The refund effect only works when consumers expect to lose money.
Our research showed that consumers have to initially expect to keep the goods and services they buy to create the earmark that makes the refund effect work. “Try before you buy” strategies, where consumers do not expect to pay for returned goods, are unlikely to create a refund effect if those goods are returned.
For example, research participants who imagined buying two pairs of shoes to try on with the expectation that they would return one pair were no more likely to spend their refund on a jacket than controls who simply imagined seeing the jacket and paying out of pocket. By contrast, participants who did not expect to return a pair of shoes when they bought them were more likely to use the refund from the shoes to buy the jacket
The refund effect applies across categories.
Because refunded money feels as if it has already been lost, the refund effect applies both to cross-sold products in the same category and products in other categories.

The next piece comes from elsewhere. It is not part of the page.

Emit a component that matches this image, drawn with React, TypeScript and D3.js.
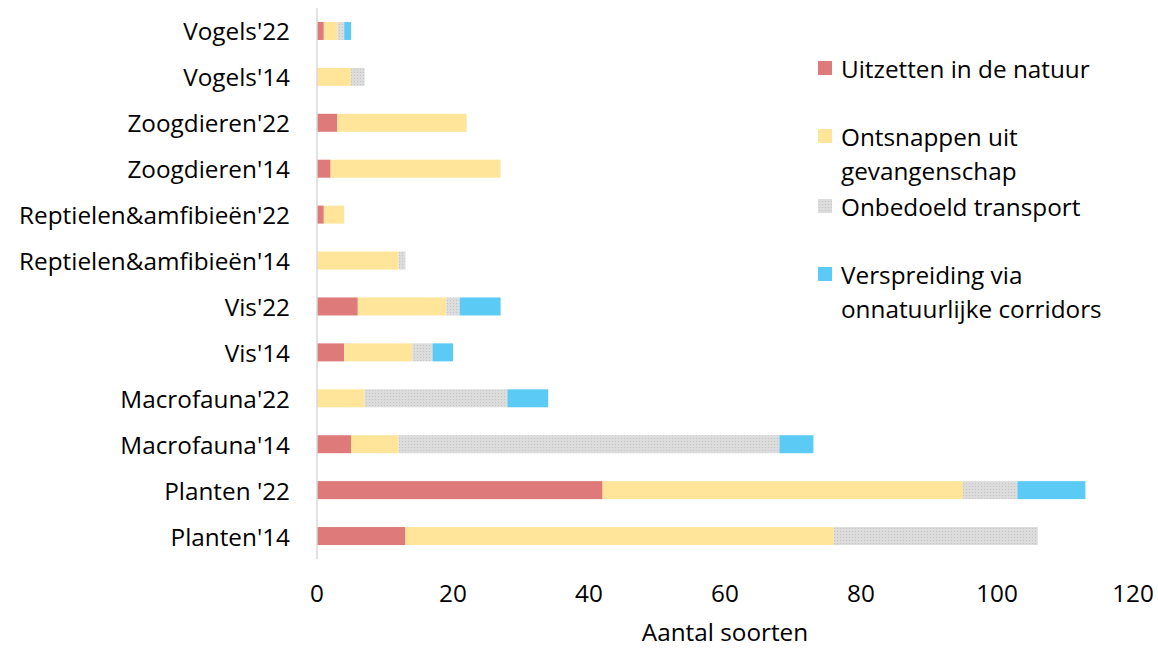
import React from "react";
import * as d3 from "d3";

const categories = [
  "Vogels'22",
  "Vogels'14",
  "Zoogdieren'22",
  "Zoogdieren'14",
  "Reptielen&amfibieën'22",
  "Reptielen&amfibieën'14",
  "Vis'22",
  "Vis'14",
  "Macrofauna'22",
  "Macrofauna'14",
  "Planten '22",
  "Planten'14",
];

const seriesNames = [
  "Uitzetten in de natuur",
  "Ontsnappen uit gevangenschap",
  "Onbedoeld transport",
  "Verspreiding via onnatuurlijke corridors",
];

const uitzetten = [1, 0, 3, 2, 1, 0, 6, 4, 0, 5, 42, 13];
const ontsnappen = [2, 5, 19, 25, 3, 12, 13, 10, 7, 7, 53, 63];
const onbedoeld = [1, 2, 0, 0, 0, 1, 2, 3, 21, 56, 8, 30];
const verspreiding = [1, 0, 0, 0, 0, 0, 6, 3, 6, 5, 10, 0];

const xTicks = [0, 20, 40, 60, 80, 100, 120];

const legendLines = [
  ["Uitzetten in de natuur"],
  ["Ontsnappen uit", "gevangenschap"],
  ["Onbedoeld transport"],
  ["Verspreiding via", "onnatuurlijke corridors"],
];

const colors = ["#DF7A7A", "#FFE599", "url(#dotGray)", "#5BCBF5"];

export default function App() {
  const W = 1158;
  const H = 648;
  const font = "'Open Sans', 'Liberation Sans', Arial, sans-serif";
  const fs = 24.3;

  const x = d3.scaleLinear().domain([0, 120]).range([317, 1133]);
  const y = d3
    .scaleBand<string>()
    .domain(categories)
    .range([8, 559])
    .paddingInner(0.608)
    .paddingOuter(0.304);

  const rows = categories.map((c, i) => ({
    cat: c,
    a: uitzetten[i],
    b: ontsnappen[i],
    c2: onbedoeld[i],
    d: verspreiding[i],
  }));
  const stack = d3.stack<any>().keys(["a", "b", "c2", "d"]);
  const stacked = stack(rows);

  const legendY = [68, 136, 206, 274];

  return (
    <svg
      width={W}
      height={H}
      style={{ position: "absolute", left: 0, top: 0, background: "#fff" }}
      fontFamily={font}
    >
      <defs>
        <pattern id="dotGray" width="3" height="3" patternUnits="userSpaceOnUse">
          <rect width="3" height="3" fill="#DCDCDC" />
          <rect x="0" y="0" width="1" height="1" fill="#C4C4C4" />
        </pattern>
      </defs>
      <rect width={W} height={H} fill="#fff" />
      {stacked.map((s, si) => (
        <g key={si}>
          {s.map((d, i) =>
            d[1] - d[0] > 0 ? (
              <rect
                key={i}
                x={x(d[0])}
                y={y(categories[i])}
                width={x(d[1]) - x(d[0])}
                height={y.bandwidth()}
                fill={colors[si]}
              />
            ) : null
          )}
        </g>
      ))}
      <line x1={x(0)} x2={x(0)} y1={8} y2={559} stroke="#D9D9D9" strokeWidth={1.5} />
      {categories.map((c) => (
        <text
          key={c}
          x={290}
          y={(y(c) as number) + y.bandwidth() / 2}
          textAnchor="end"
          dominantBaseline="central"
          fontSize={fs}
          fill="#000"
        >
          {c}
        </text>
      ))}
      {xTicks.map((t) => (
        <text
          key={t}
          x={x(t)}
          y={592}
          textAnchor="middle"
          dominantBaseline="central"
          fontSize={fs}
          fill="#000"
        >
          {t}
        </text>
      ))}
      <text x={725} y={631} textAnchor="middle" dominantBaseline="central" fontSize={fs} fill="#000">
        Aantal soorten
      </text>
      {legendLines.map((lines, i) => (
        <g key={i}>
          <rect x={818} y={legendY[i] - 7} width={14} height={14} fill={colors[i]} />
          {lines.map((l, j) => (
            <text
              key={j}
              x={841}
              y={legendY[i] + j * 34}
              dominantBaseline="central"
              fontSize={fs}
              fill="#000"
            >
              {l}
            </text>
          ))}
        </g>
      ))}
    </svg>
  );
}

For instance, research participants in a fifth experiment were more likely to spend a refund from a returned bottle of wine on either a gift card from a grocer or from an athleisure brand than buy either kind of gift card with money out of their pocket. This is good news for retailers who offer a range of product categories.
Sale strategies like upselling and exchanges during the product return process should similarly benefit from the refund effect, and they may be better for customer relationship management than increasing the cost of product returns. New companies have stepped into this market. For example, Loop Returns helps 1,500 Shopify merchants, such as Allbirds and Brooklinen, cross-sell, upsell, and exchange products during the product return process, saving 28% of the revenue that would otherwise be lost.
The lesson for retailers? Instead of resorting to practices whose harsh transaction costs can alienate customers, sometimes permanently, creating return policies and practices informed by the refund effect can be an effective way to reduce the revenue loss incurred by product returns in a way that benefits both consumers and retailers.